◆ **Problem to solve**
Which lines contain the word "matplotlib"? Return each of them as written.

◆ **Dataset excerpts**
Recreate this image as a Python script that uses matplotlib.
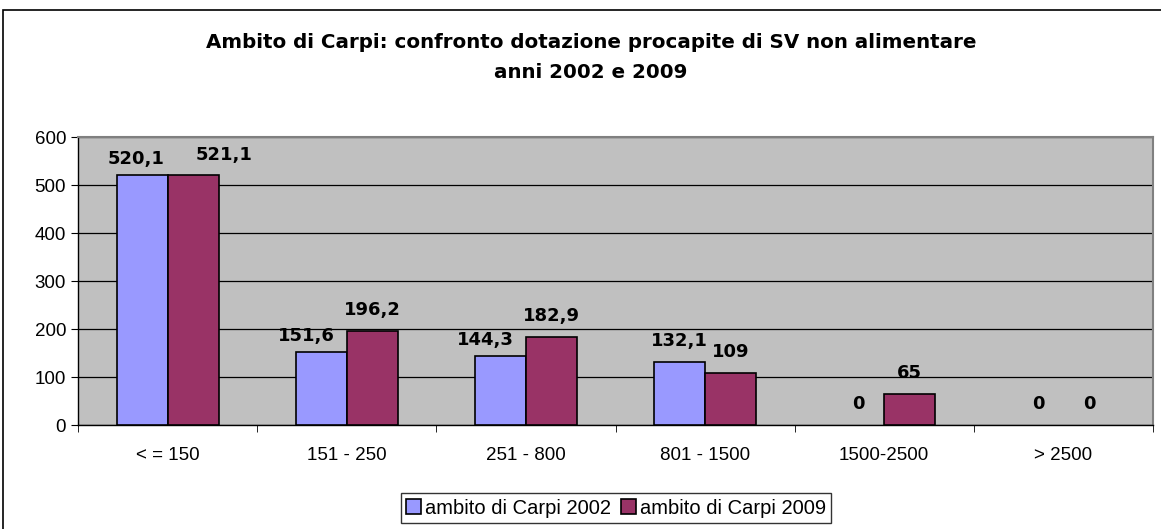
import matplotlib.pyplot as plt
import numpy as np
from matplotlib.patches import Rectangle

categories = ['<=150', '151 - 250', '251 - 800', '801 - 1500', '1500-2500', '>2500']
tick_labels = ['< = 150', '151 - 250', '251 - 800', '801 - 1500', '1500-2500', '> 2500']
val_2002 = [520.1, 151.6, 144.3, 132.1, 0, 0]
val_2009 = [521.1, 196.2, 182.9, 109, 65, 0]
series_names = ['ambito di Carpi 2002', 'ambito di Carpi 2009']

def fmt(v):
    s = ('%.1f' % v).rstrip('0').rstrip('.')
    return s.replace('.', ',')

fig = plt.figure(figsize=(11.61, 5.29), dpi=100)
# outer chart border (clipped on right/bottom like the source)
fig.patches.append(Rectangle((3 / 1161, -0.1), 1.2, (529 - 10) / 529 + 0.1,
                             transform=fig.transFigure, fill=False,
                             edgecolor='black', linewidth=1.2))

ax = fig.add_axes([78 / 1161, 104 / 529, 1075 / 1161, 288 / 529])
ax.set_facecolor('#c0c0c0')

x = np.arange(len(categories))
w = 0.285
b1 = ax.bar(x - w / 2, val_2002, w, color='#9999ff', edgecolor='black', linewidth=1.2,
            label=series_names[0], zorder=3)
b2 = ax.bar(x + w / 2, val_2009, w, color='#993366', edgecolor='black', linewidth=1.2,
            label=series_names[1], zorder=3)

# zero bars are not drawn in the original
for bars, vals in ((b1, val_2002), (b2, val_2009)):
    for rect, v in zip(bars, vals):
        if v == 0:
            rect.set_visible(False)

# value labels, nudged like Excel does to keep them clear of the neighbour bar
for i in range(len(categories)):
    v1, v2 = val_2002[i], val_2009[i]
    off1, off2 = (0, 8.5), (0, 8.5)
    if v1 > 0 and abs(v1 - v2) < 10:
        off1, off2 = (-4, 5), (22, 7.5)
    elif v1 > 0 and v2 > v1 + 10:
        off1 = (-11, 5)
    for rect, v, off in ((b1[i], v1, off1), (b2[i], v2, off2)):
        ax.annotate(fmt(v), (rect.get_x() + rect.get_width() / 2, v),
                    xytext=off, textcoords='offset points', ha='center', va='bottom',
                    fontsize=13, fontweight='bold', family='DejaVu Sans', zorder=4)

ax.set_xlim(-0.5, len(categories) - 0.5)
ax.set_ylim(0, 600)
ax.set_yticks(range(0, 601, 100))
ax.yaxis.grid(True, color='black', linewidth=0.9, zorder=1)
ax.set_axisbelow(True)

ax.set_xticks(x)
ax.set_xticklabels(tick_labels, family='Liberation Sans', fontsize=13.5)
ax.set_xticks(np.arange(-0.5, len(categories)), minor=True)
ax.tick_params(axis='x', which='major', length=0, pad=16)
ax.tick_params(axis='x', which='minor', length=5, color='black')
ax.tick_params(axis='y', length=5, labelsize=13.5)
for lab in ax.get_yticklabels():
    lab.set_family('Liberation Sans')

for side in ('top', 'right'):
    ax.spines[side].set_color('#808080')
    ax.spines[side].set_linewidth(1.5)
for side in ('left', 'bottom'):
    ax.spines[side].set_color('black')
    ax.spines[side].set_linewidth(1.0)

fig.text(0.509, 1 - 43 / 529, 'Ambito di Carpi: confronto dotazione procapite di SV non alimentare',
         ha='center', va='center', fontsize=14.3, fontweight='bold', family='DejaVu Sans')
fig.text(0.509, 1 - 72 / 529, 'anni 2002 e 2009',
         ha='center', va='center', fontsize=14.3, fontweight='bold', family='DejaVu Sans')

leg = fig.legend(handles=[b1, b2], loc='center', bbox_to_anchor=(616 / 1161, 1 - 508 / 529),
                 ncol=2, frameon=True, fancybox=False, edgecolor='black',
                 prop={'family': 'Liberation Sans', 'size': 14.5},
                 handlelength=0.75, handleheight=0.75, handletextpad=0.2,
                 columnspacing=0.5, borderpad=0.25, borderaxespad=0)
leg.get_frame().set_linewidth(1.0)

fig.savefig('out.png', dpi=100)
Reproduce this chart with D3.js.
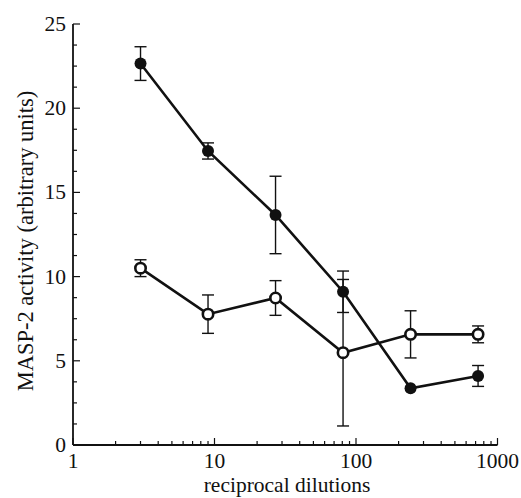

◆ **Answer for the task**
Recreate this image as a Python script that uses matplotlib.
import matplotlib.pyplot as plt
from matplotlib.patches import Rectangle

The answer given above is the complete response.